Plus brut et moins lyrique que ses œuvres suivantes, Mimic témoigne pourtant de la même obsession : la transformation du corps et les dérives de la science. Le film capture cette horreur biologique à la frontière du réalisme et du cauchemar. Les amateurs de mutations terrifiantes peuvent poursuivre avec La Mouche (1986) de David Cronenberg ou Under the Skin (2014) de Jonathan Glazer.
3. Blade II (2002)
En reprenant la saga avec Blade II (2002), Guillermo del Toro insuffle sa touche organique et baroque au mythe du vampire. Les « Reapers », vampires mutants qui s’attaquent à leurs propres congénères, incarnent un stade supérieur de la prédation : des créatures effilées, à la mâchoire fendue, terrifiantes mais fascinantes.
Ce second volet, plus stylisé et plus gothique, témoigne de sa maîtrise de la lumière et de la chair, du sang et du métal. Derrière l’action furieuse, le cinéaste interroge encore une fois la monstruosité comme reflet de l’homme. Pour prolonger cette esthétique vampirique et nihiliste, tentez 30 Jours de nuit (2007) ou Let the Right One In (2008).
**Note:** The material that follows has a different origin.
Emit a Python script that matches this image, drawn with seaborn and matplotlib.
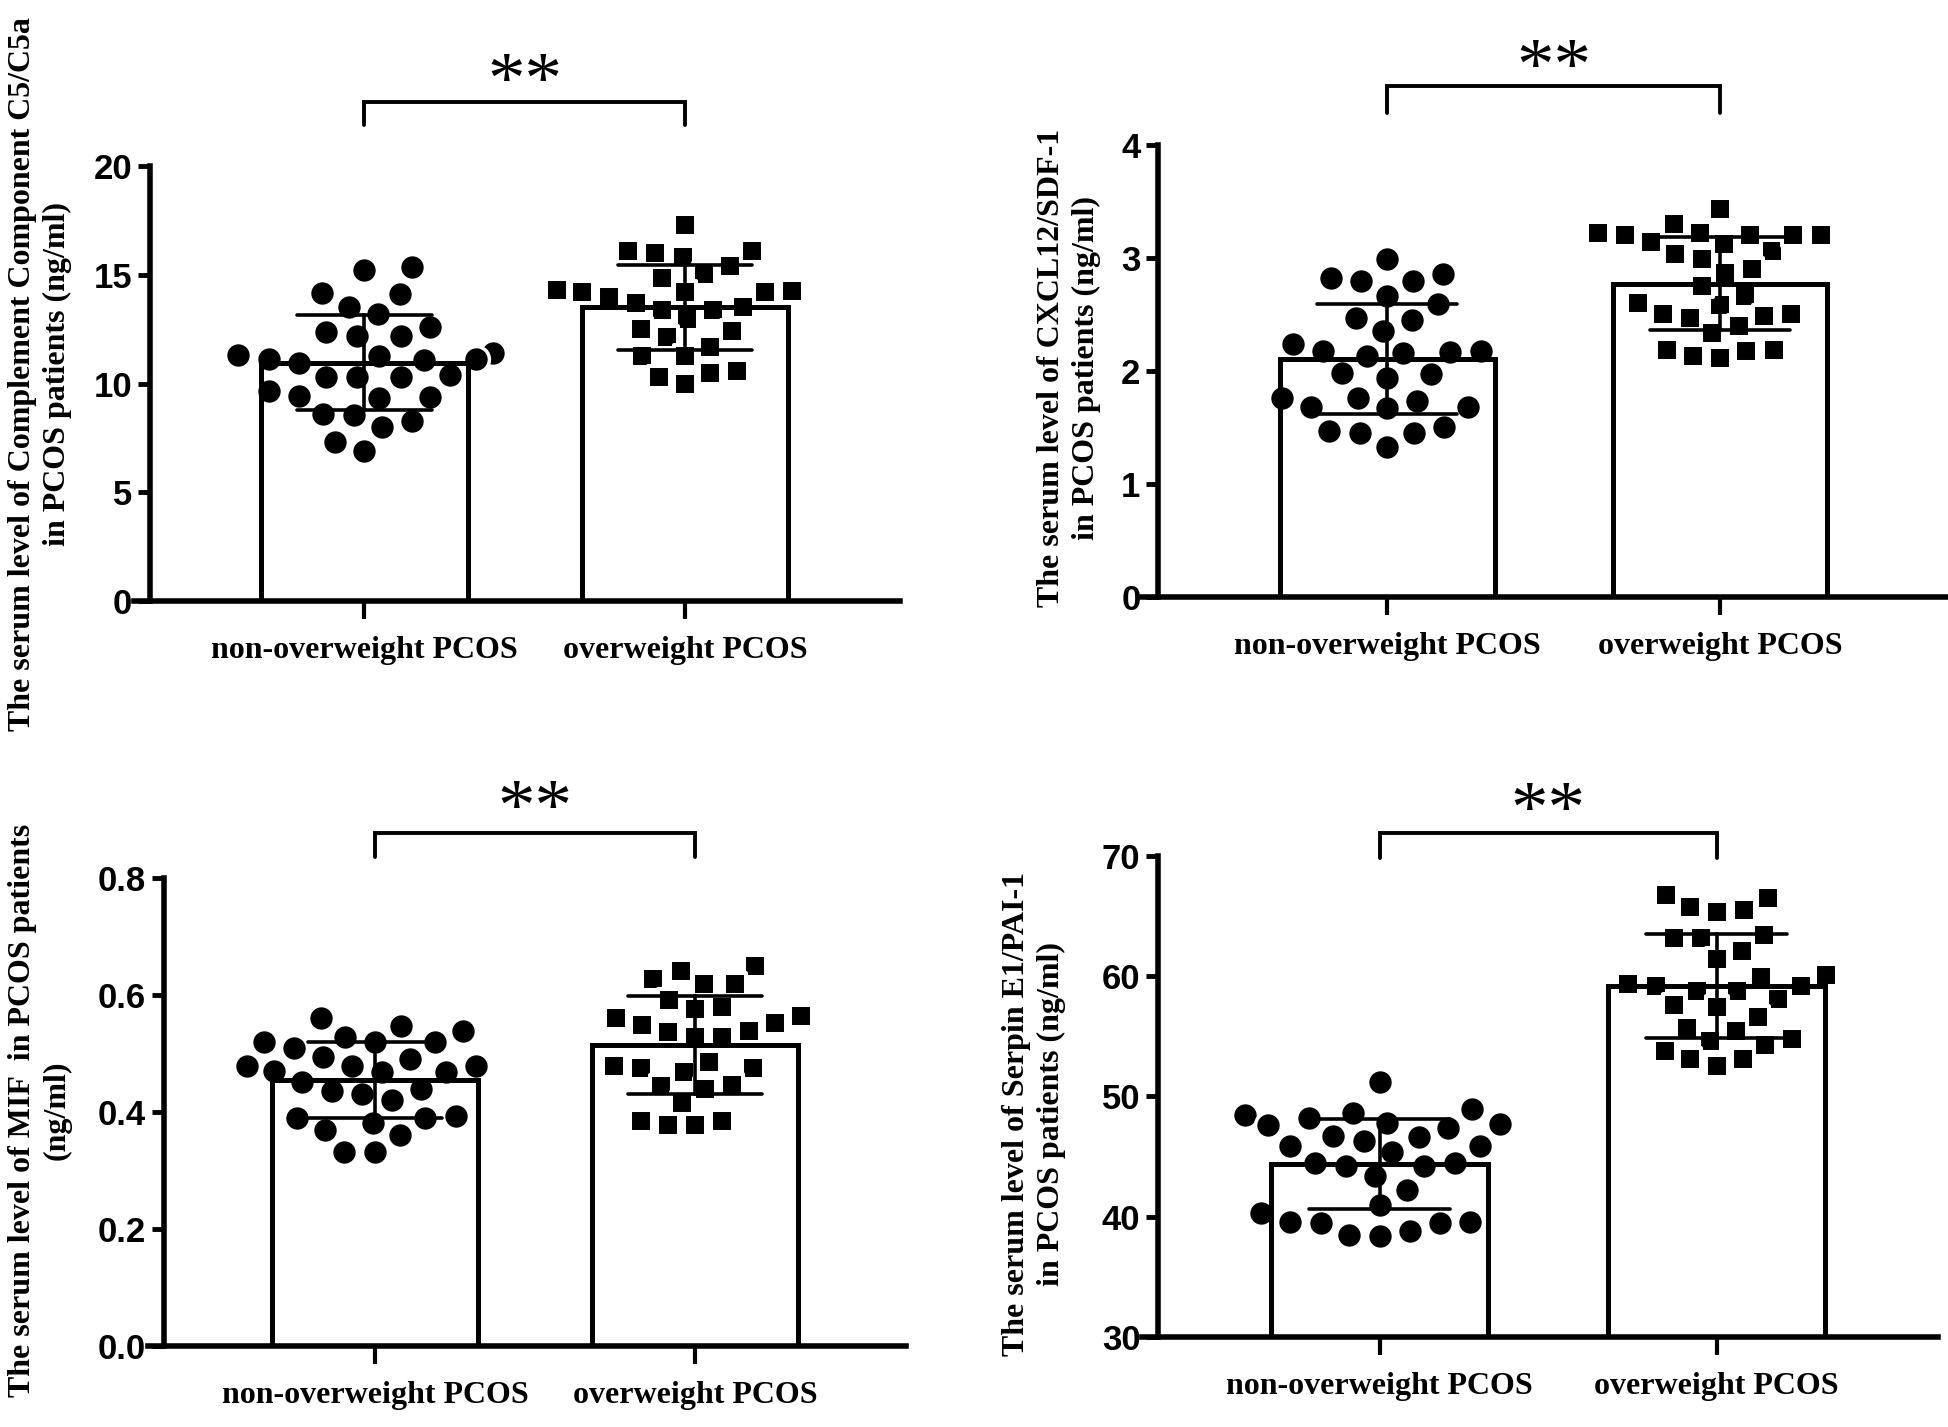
import matplotlib
matplotlib.use("Agg")
import matplotlib.pyplot as plt
import matplotlib.transforms as mtransforms
import pandas as pd
import seaborn as sns

groups = ["non-overweight PCOS", "overweight PCOS"]

# values (one entry per dot)
c5_non = [15.35, 15.2, 14.1, 14.15, 13.5, 13.2, 12.6, 12.2, 12.35, 12.2, 11.4, 11.3, 11.15,
          11.25, 11.1, 11.15, 10.95, 10.4, 10.3, 10.3, 10.3, 9.65, 9.45, 9.4, 9.35, 8.6,
          8.55, 8.3, 8.0, 7.3, 6.9]
c5_over = [17.3, 16.1, 16.1, 15.8, 16.0, 15.4, 15.05, 14.85, 14.3, 14.2, 14.25, 14.2, 14.2,
           14.0, 13.7, 13.4, 13.4, 13.5, 12.95, 12.5, 12.4, 12.15, 11.7, 11.25, 11.25, 10.6,
           10.5, 10.3, 10.0]

cxcl_non = [2.99, 2.86, 2.82, 2.80, 2.80, 2.66, 2.59, 2.47, 2.45, 2.35, 2.24, 2.18, 2.18,
            2.17, 2.16, 2.13, 1.98, 1.97, 1.94, 1.76, 1.76, 1.74, 1.68, 1.68, 1.67, 1.51,
            1.47, 1.45, 1.45, 1.33]
cxcl_over = [3.30, 3.12, 3.14, 2.50, 2.34, 2.13, 3.22, 3.06, 2.66, 2.50, 3.43, 3.22, 2.99,
             2.58, 2.40, 2.18, 3.20, 3.03, 2.87, 2.60, 2.19, 3.20, 2.90, 2.47, 2.12, 3.20,
             2.75, 2.49, 2.19, 3.20]

mif_non = [0.560, 0.548, 0.538, 0.529, 0.520, 0.520, 0.520, 0.510, 0.494, 0.490, 0.479,
           0.479, 0.479, 0.471, 0.468, 0.468, 0.451, 0.440, 0.436, 0.430, 0.420, 0.393,
           0.389, 0.389, 0.381, 0.370, 0.360, 0.331, 0.331]
mif_over = [0.650, 0.642, 0.619, 0.627, 0.619, 0.591, 0.580, 0.577, 0.560, 0.564, 0.553,
            0.549, 0.539, 0.537, 0.529, 0.529, 0.486, 0.479, 0.475, 0.475, 0.468, 0.447,
            0.444, 0.440, 0.416, 0.385, 0.385, 0.377, 0.377]

pai_non = [51.2, 48.95, 48.6, 48.5, 48.2, 47.8, 47.7, 47.6, 47.4, 46.7, 46.6, 46.3, 45.9,
           45.9, 45.4, 44.5, 44.5, 44.2, 44.2, 43.4, 42.2, 41.0, 40.3, 39.6, 39.6, 39.5,
           39.5, 38.8, 38.5, 38.4]
pai_over = [66.5, 66.7, 65.7, 65.5, 65.3, 63.4, 63.2, 63.2, 62.1, 61.4, 60.1, 59.9, 59.3,
            58.8, 59.2, 59.2, 58.8, 58.1, 57.4, 57.6, 56.6, 55.7, 55.4, 54.8, 54.6, 54.3,
            53.8, 53.1, 53.1, 52.5]

ylabels = [
    "The serum level of Complement Component C5/C5a\nin PCOS patients (ng/ml)",
    "The serum level of CXCL12/SDF-1\nin PCOS patients (ng/ml)",
    "The serum level of MIF  in PCOS patients\n(ng/ml)",
    "The serum level of Serpin E1/PAI-1\nin PCOS patients (ng/ml)",
]
yticks = [[0, 5, 10, 15, 20], [0, 1, 2, 3, 4],
          [0.0, 0.2, 0.4, 0.6, 0.8], [30, 40, 50, 60, 70]]
yticklabels = [["0", "5", "10", "15", "20"], ["0", "1", "2", "3", "4"],
               ["0.0", "0.2", "0.4", "0.6", "0.8"], ["30", "40", "50", "60", "70"]]

sns.set_theme(style="ticks")
plt.rcParams["font.family"] = ["Liberation Serif", "DejaVu Serif"]

W, H = 1568, 1144  # layout grid in reference pixels
TICKFONT = ["Liberation Sans Narrow", "Liberation Sans", "DejaVu Sans"]

# layout: axes box (left, top, right, bottom), xlim, bracket top/leg, stars, label centre
layout = [
    dict(box=(121, 133, 724, 482), xlim=(-0.667, 1.67), br=(1.146, 1.095), st=1.186, lab=(32, 300)),
    dict(box=(932, 116, 1566, 479), xlim=(-0.687, 1.68), br=(1.13, 1.069), st=1.163, lab=(860, 295)),
    dict(box=(132, 704, 729, 1079), xlim=(-0.66, 1.66), br=(1.096, 1.045), st=1.141, lab=(32, 890)),
    dict(box=(932, 686, 1559, 1072), xlim=(-0.657, 1.657), br=(1.047, 0.995), st=1.086, lab=(832, 893)),
]
series = [(c5_non, c5_over), (cxcl_non, cxcl_over), (mif_non, mif_over), (pai_non, pai_over)]

fig = plt.figure(figsize=(19.49, 14.27), dpi=100)

for i, ((non, over), lay) in enumerate(zip(series, layout)):
    l, t, r, b = lay["box"]
    ax = fig.add_axes([l / W, 1 - b / H, (r - l) / W, (b - t) / H])
    df = pd.DataFrame({"group": [groups[0]] * len(non) + [groups[1]] * len(over),
                       "value": non + over})

    sns.barplot(data=df, x="group", y="value", order=groups, errorbar="sd", capsize=0.42,
                width=0.645, color="white", edgecolor="black", linewidth=3.6,
                err_kws={"color": "black", "linewidth": 2.6}, ax=ax)
    for ln in ax.lines:
        ln.set_zorder(6)

    # white rims leave the small gaps between dots seen in the Prism layout
    sns.swarmplot(data=df[df.group == groups[0]], x="group", y="value", order=groups,
                  marker="o", color="black", size=18.6, linewidth=2.5, edgecolor="white", ax=ax)
    sns.swarmplot(data=df[df.group == groups[1]], x="group", y="value", order=groups,
                  marker="s", color="black", size=15.8, linewidth=2.9, edgecolor="white", ax=ax)

    # bar outlines drawn again on top of the dots
    n_before = len(ax.patches)
    sns.barplot(data=df, x="group", y="value", order=groups, errorbar=None, width=0.645,
                fill=False, edgecolor="black", linewidth=3.6, ax=ax)
    for p in ax.patches[n_before:]:
        p.set_zorder(5)

    x0, x1 = lay["xlim"]
    ax.set_xlim(x0, x1)
    ax.set_ylim(yticks[i][0], yticks[i][-1])
    ax.set_yticks(yticks[i])
    ax.set_yticklabels(yticklabels[i], fontfamily=TICKFONT, fontweight="bold", fontsize=25)
    ax.set_xticks([0, 1])
    ax.set_xticklabels(groups, fontfamily=["Liberation Serif"], fontweight="bold", fontsize=23)
    ax.set_xlabel("")
    ax.set_ylabel("")
    sns.despine(ax=ax)
    for s in ["left", "bottom"]:
        ax.spines[s].set_linewidth(4)
        ax.spines[s].set_color("black")
    # Prism-style x axis that starts a little to the left of the y axis
    ax.spines["bottom"].set_bounds(x0 - 0.05, x1)
    ax.tick_params(axis="x", direction="out", length=13, width=3, pad=12, colors="black")
    ax.tick_params(axis="y", direction="out", length=9, width=3.5, pad=4, colors="black")

    # significance bracket
    trans = mtransforms.blended_transform_factory(ax.transData, ax.transAxes)
    top, leg = lay["br"]
    ax.plot([0, 0, 1, 1], [leg, top, top, leg], transform=trans, clip_on=False,
            color="black", linewidth=2.8, solid_joinstyle="miter")
    ax.text(0.5, lay["st"], "**", transform=trans, ha="center", va="center",
            fontsize=54, color="black", fontfamily=["Liberation Serif"])

    lx, ly = lay["lab"]
    fig.text(lx / W, 1 - ly / H, ylabels[i], rotation=90, ha="center", va="center",
             multialignment="center", fontsize=23, fontweight="bold", linespacing=1.25,
             color="black")

fig.savefig("out.png", dpi=100)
2. Le Labyrinthe de Pan (2006)
C’est sans doute l’une des plus grandes créations de Guillermo del Toro. Le Faune, mi-bouc, mi-arbre, surgit d’un labyrinthe pour guider Ofelia, fillette échappant aux horreurs du franquisme. Mais peut-on lui faire confiance ? Son visage grave et son langage énigmatique nourrissent un doute constant : ange gardien ou messager de la mort ?
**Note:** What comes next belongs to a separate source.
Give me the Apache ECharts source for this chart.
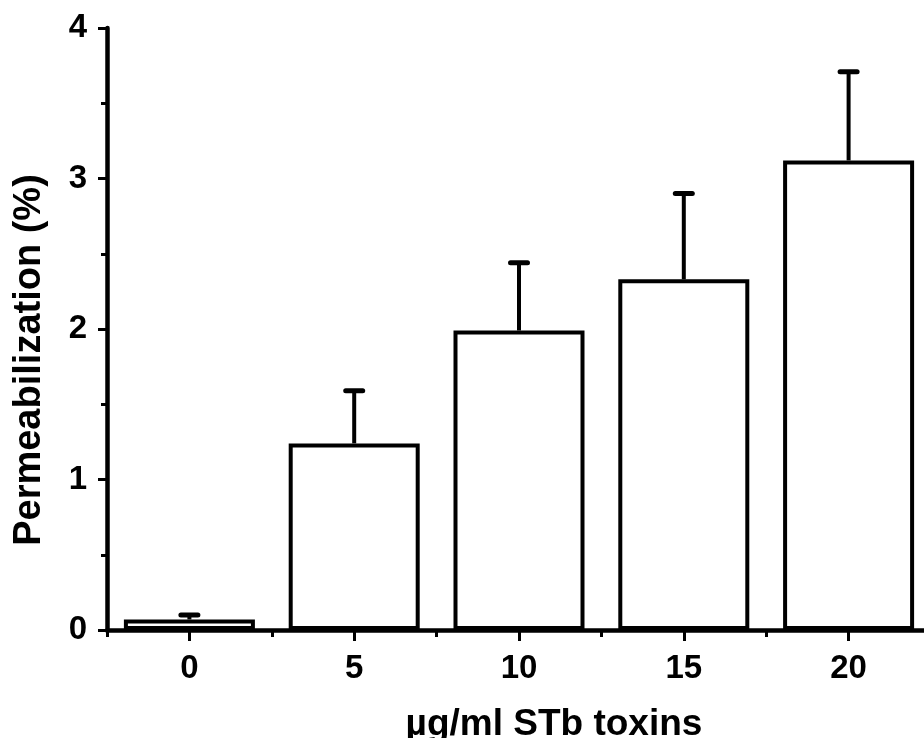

Dans Le Labyrinthe de Pan (2006), il y a aussi le Pale Man, cet étrange personnage dépourvu d’yeux, qu’il place dans les paumes de ses mains pour voir ses proies… provoquant un certain malaise chez le spectateur. Guillermo del Toro filme ici la foi de l’enfance et la cruauté du réel avec une justesse bouleversante. Pour prolonger ce voyage entre rêve et cauchemar, regardez Coraline (2009) ou Dark Crystal (1982), autres fables sombres où la pureté affronte la peur.
1. Frankenstein (2025)
C’est le rêve de toute une vie pour Guillermo del Toro. Depuis ses débuts, il veut adapter l’histoire de Mary Shelley, roman fondateur du mythe du monstre incompris. Sa version de Frankenstein (2025), avec Jacob Elordi, Oscar Isaac, Andrew Garfield et Mia Goth, en est une relecture poignante : celle d’un être créé par l’homme, rejeté par tous, et en quête d’amour. Dans la peau rafistolée de la créature, Jacob Elordi paraît totalement effrayant dans un premier temps, avant de s’adoucir.
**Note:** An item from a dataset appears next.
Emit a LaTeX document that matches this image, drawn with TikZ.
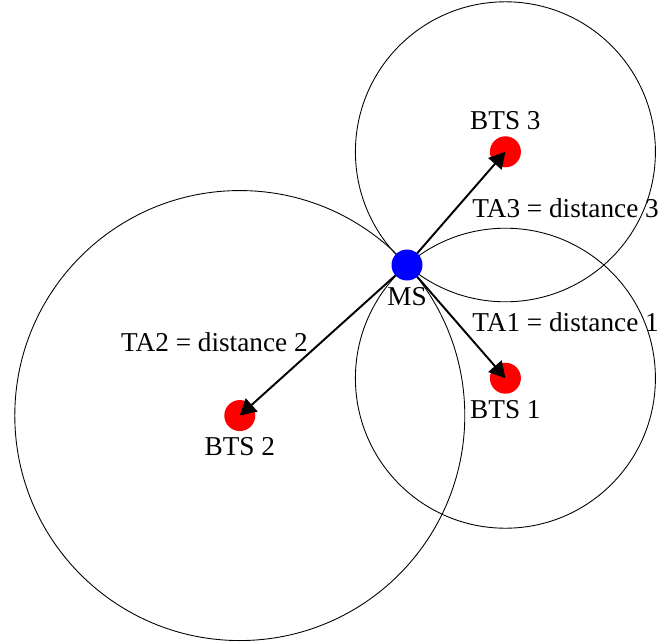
\documentclass[tikz,border=0pt]{standalone}
\usepackage{fontspec}
\setmainfont{Liberation Serif}
\usepackage{tikz}
\usetikzlibrary{positioning,arrows.meta}
\tikzset{
bts/.style={
circle,
fill=red,
minimum size=0.62cm,
inner sep=0pt
},
ms/.style={
circle,
fill=blue,
minimum size=0.62cm,
inner sep=0pt
},
cell/.style={
draw,
line width=0.5pt
},
arrow/.style={
-{Triangle[length=3.2mm,width=3.5mm]},
line width=1.1pt
},
talabel/.style={
inner sep=0pt,
anchor=base west
}
}

\begin{document}
\begin{tikzpicture}[x=1.5cm,y=1.5cm,font=\fontsize{15.5}{18}\selectfont]
\useasboundingbox (-5.4267,-5.0267) rectangle (3.4533,3.5333);
\coordinate (o) at (0,0);
\node[bts,label=below:BTS 1](bts1) at (-49:2) {};
\node[bts,label=below:BTS 2](bts2) at (222:3) {};
\node[bts,label=above:BTS 3](bts3) at (49:2) {};

% cells, all passing through the MS
\draw[cell] (bts1.center) circle[radius=2];
\draw[cell] (bts2.center) circle[radius=3];
\draw[cell] (bts3.center) circle[radius=2];

\foreach \b in {bts1,bts2,bts3}
\draw[arrow](o)--(\b.center);
\node[ms,label=below:MS](ms) at (o) {};

\node[talabel](ta3) at (0.867,0.627) {TA3 = distance 3};
\node[talabel](ta1) at (0.867,-0.893) {TA1 = distance 1};
\node[talabel,anchor=base east](ta2) at (-1.32,-1.147) {TA2 = distance 2};
\end{tikzpicture}
\end{document}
Guillermo del Toro voit en lui non pas un monstre, mais une victime du regard des autres — l’aboutissement de tout son cinéma, entre mélancolie et humanisme. Si vous avez déjà vu et apprécié le film, n’hésitez pas à voir ou revoir L’Étrange créature du lac noir (1954), qui, comme ce Frankenstein, nous rappelle que la véritable horreur réside dans la solitude.